GIVEN MATERIAL →
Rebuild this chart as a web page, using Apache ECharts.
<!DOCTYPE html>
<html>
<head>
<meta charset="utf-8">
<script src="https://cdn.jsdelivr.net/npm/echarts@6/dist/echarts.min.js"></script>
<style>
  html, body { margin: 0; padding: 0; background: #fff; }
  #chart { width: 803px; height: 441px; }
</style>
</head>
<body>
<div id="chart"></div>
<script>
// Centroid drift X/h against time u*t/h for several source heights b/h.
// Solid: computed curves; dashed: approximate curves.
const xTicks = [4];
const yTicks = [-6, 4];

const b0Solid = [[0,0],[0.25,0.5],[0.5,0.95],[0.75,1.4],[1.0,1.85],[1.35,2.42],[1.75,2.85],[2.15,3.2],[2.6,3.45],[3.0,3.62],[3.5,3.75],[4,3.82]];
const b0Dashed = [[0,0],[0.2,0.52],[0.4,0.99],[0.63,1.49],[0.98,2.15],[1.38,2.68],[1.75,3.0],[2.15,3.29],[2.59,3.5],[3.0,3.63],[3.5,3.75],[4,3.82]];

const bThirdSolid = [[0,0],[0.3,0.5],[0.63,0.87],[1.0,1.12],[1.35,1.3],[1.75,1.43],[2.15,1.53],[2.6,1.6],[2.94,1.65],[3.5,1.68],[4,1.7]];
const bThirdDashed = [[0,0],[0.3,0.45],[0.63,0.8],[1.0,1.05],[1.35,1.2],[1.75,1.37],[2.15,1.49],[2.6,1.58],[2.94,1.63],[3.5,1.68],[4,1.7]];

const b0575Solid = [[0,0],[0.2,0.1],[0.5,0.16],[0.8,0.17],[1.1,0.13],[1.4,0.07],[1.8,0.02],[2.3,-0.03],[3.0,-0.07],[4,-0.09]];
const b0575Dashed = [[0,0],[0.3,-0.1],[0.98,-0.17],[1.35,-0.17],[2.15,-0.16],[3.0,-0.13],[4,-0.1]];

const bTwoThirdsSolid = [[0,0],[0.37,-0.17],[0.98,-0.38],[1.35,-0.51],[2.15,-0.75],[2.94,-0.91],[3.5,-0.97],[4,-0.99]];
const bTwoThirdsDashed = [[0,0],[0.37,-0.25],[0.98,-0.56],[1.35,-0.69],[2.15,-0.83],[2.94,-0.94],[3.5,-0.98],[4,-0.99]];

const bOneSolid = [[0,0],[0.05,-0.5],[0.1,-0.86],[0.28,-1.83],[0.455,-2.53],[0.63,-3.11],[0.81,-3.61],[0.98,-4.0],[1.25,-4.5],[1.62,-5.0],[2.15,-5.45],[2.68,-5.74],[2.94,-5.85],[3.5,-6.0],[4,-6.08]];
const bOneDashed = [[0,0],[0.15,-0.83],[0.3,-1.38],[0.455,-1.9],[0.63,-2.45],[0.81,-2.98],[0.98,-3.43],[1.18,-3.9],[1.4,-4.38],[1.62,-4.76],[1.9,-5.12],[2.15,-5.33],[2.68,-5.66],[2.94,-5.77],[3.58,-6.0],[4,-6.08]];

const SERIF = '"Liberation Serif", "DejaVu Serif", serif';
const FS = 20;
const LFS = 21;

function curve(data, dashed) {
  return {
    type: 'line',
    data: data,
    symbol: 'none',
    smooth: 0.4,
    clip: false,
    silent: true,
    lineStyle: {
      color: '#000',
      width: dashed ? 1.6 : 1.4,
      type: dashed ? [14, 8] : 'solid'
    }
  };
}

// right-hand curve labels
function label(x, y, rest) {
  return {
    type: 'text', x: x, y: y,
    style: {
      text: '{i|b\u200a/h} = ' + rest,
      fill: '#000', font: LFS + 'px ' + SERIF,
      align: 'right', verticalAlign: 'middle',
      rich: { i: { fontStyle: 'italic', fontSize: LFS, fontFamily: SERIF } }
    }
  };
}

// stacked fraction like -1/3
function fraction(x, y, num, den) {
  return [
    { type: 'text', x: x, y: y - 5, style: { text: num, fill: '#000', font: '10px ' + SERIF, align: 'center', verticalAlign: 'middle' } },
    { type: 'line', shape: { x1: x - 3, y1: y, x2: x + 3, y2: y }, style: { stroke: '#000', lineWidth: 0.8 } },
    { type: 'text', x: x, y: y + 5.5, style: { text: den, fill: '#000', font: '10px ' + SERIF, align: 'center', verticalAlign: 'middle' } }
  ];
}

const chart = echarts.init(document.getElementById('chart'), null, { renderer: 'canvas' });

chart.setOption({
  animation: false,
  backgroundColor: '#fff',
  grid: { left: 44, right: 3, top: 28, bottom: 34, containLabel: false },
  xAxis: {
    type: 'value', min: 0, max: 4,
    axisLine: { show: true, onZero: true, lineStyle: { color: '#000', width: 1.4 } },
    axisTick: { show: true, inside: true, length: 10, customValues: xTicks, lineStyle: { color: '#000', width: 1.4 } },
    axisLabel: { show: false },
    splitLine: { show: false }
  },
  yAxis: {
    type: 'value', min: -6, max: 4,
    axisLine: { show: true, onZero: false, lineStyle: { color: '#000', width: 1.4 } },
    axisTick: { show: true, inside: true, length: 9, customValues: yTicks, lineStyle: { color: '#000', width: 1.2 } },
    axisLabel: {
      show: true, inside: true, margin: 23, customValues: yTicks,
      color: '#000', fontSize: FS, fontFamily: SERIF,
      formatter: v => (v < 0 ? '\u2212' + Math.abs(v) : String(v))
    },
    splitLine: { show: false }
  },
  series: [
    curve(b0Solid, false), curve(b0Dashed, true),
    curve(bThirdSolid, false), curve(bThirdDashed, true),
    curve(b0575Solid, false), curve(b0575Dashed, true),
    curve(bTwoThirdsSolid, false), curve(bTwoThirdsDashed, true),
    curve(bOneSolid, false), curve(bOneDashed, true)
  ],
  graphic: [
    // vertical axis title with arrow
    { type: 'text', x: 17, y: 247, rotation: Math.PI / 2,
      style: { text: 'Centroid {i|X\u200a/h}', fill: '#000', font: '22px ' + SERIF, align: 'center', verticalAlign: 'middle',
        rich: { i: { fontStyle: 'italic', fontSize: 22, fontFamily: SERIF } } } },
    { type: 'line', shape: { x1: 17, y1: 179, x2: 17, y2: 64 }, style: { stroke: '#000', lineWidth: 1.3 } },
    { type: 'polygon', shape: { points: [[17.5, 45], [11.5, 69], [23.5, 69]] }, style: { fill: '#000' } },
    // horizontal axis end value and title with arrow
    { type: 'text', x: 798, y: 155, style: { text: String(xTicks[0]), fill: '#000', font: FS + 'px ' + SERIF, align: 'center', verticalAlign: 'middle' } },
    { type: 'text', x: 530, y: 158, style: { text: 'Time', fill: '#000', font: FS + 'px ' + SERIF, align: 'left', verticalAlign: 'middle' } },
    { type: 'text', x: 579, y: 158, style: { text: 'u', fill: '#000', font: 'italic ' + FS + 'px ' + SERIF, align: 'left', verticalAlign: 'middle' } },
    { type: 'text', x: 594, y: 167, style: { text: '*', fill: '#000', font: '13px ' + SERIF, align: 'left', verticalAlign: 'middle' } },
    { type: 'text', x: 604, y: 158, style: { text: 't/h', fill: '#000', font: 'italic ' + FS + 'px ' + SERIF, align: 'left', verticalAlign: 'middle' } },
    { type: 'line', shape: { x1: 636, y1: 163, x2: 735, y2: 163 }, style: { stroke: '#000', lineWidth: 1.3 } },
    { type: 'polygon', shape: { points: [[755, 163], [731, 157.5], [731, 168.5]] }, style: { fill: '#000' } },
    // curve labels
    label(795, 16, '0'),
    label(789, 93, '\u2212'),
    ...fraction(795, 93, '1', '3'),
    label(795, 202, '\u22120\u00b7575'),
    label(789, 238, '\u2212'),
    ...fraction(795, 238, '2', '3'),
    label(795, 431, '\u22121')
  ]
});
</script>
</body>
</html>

YOUR GOAL → Everything from the first line above up to and including the line that contains "const yTicks = [-6, 4];" should be printed exactly; please print only that.

RESPONSE TO THE EXERCISE →
Rebuild this chart as a web page, using Apache ECharts.
<!DOCTYPE html>
<html>
<head>
<meta charset="utf-8">
<script src="https://cdn.jsdelivr.net/npm/echarts@6/dist/echarts.min.js"></script>
<style>
  html, body { margin: 0; padding: 0; background: #fff; }
  #chart { width: 803px; height: 441px; }
</style>
</head>
<body>
<div id="chart"></div>
<script>
// Centroid drift X/h against time u*t/h for several source heights b/h.
// Solid: computed curves; dashed: approximate curves.
const xTicks = [4];
const yTicks = [-6, 4];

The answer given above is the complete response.